* begin Records for the exercise *

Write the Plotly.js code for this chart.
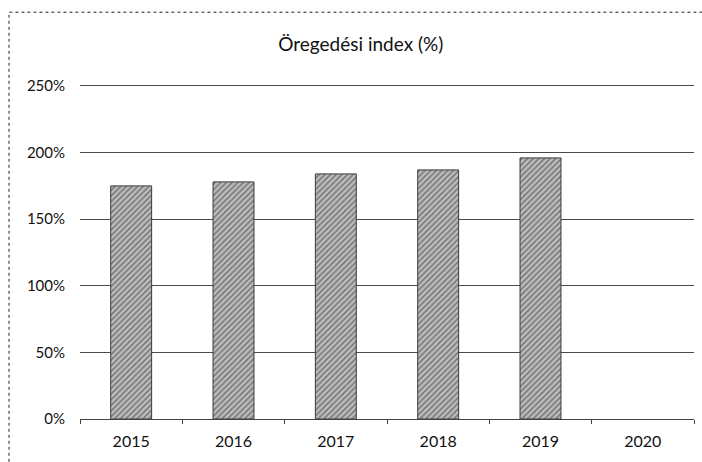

* end Records for the exercise *
* begin Records for the exercise *

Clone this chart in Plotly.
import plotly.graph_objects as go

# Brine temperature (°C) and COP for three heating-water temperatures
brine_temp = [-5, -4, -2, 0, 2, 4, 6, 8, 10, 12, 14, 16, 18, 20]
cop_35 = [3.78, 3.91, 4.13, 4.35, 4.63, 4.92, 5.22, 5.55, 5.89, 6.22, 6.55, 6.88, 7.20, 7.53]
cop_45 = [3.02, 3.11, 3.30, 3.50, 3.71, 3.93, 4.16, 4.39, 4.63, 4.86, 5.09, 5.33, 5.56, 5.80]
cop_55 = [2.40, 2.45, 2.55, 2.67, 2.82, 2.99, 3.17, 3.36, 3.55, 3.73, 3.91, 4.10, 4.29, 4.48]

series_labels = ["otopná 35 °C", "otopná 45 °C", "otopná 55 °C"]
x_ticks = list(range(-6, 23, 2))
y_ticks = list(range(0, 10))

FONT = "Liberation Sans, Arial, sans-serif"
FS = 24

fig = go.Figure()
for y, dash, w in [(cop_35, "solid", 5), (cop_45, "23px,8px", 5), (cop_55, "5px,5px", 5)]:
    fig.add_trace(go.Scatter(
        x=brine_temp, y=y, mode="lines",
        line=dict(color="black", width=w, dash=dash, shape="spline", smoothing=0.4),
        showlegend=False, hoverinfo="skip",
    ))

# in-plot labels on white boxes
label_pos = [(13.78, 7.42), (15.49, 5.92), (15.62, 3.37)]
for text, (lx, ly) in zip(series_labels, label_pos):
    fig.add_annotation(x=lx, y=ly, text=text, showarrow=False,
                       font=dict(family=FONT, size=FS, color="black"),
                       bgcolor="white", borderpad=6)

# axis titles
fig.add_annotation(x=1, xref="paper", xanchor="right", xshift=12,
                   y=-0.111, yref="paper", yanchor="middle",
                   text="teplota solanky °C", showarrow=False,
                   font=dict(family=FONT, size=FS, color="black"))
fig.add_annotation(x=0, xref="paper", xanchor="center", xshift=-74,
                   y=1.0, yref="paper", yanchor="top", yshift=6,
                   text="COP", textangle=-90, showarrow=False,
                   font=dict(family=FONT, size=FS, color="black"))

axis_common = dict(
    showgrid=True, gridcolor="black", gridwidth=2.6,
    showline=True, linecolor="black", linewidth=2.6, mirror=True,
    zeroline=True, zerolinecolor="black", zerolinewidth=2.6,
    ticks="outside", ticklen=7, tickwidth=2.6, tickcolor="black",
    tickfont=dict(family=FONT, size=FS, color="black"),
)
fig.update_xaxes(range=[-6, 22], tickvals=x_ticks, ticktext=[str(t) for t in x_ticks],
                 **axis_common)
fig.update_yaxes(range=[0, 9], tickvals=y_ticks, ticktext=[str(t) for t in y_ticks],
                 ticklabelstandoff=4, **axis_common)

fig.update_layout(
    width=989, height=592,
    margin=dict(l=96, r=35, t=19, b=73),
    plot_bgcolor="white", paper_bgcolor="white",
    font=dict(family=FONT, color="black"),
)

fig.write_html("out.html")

* end Records for the exercise *

> [Requirements]: From the records above, extract exactly and only the lines that begin at the line with "Clone this chart in Plotly." and stop after the line with "4.10, 4.29, 4.48]".

> [Completed task]:
Clone this chart in Plotly.
import plotly.graph_objects as go

# Brine temperature (°C) and COP for three heating-water temperatures
brine_temp = [-5, -4, -2, 0, 2, 4, 6, 8, 10, 12, 14, 16, 18, 20]
cop_35 = [3.78, 3.91, 4.13, 4.35, 4.63, 4.92, 5.22, 5.55, 5.89, 6.22, 6.55, 6.88, 7.20, 7.53]
cop_45 = [3.02, 3.11, 3.30, 3.50, 3.71, 3.93, 4.16, 4.39, 4.63, 4.86, 5.09, 5.33, 5.56, 5.80]
cop_55 = [2.40, 2.45, 2.55, 2.67, 2.82, 2.99, 3.17, 3.36, 3.55, 3.73, 3.91, 4.10, 4.29, 4.48]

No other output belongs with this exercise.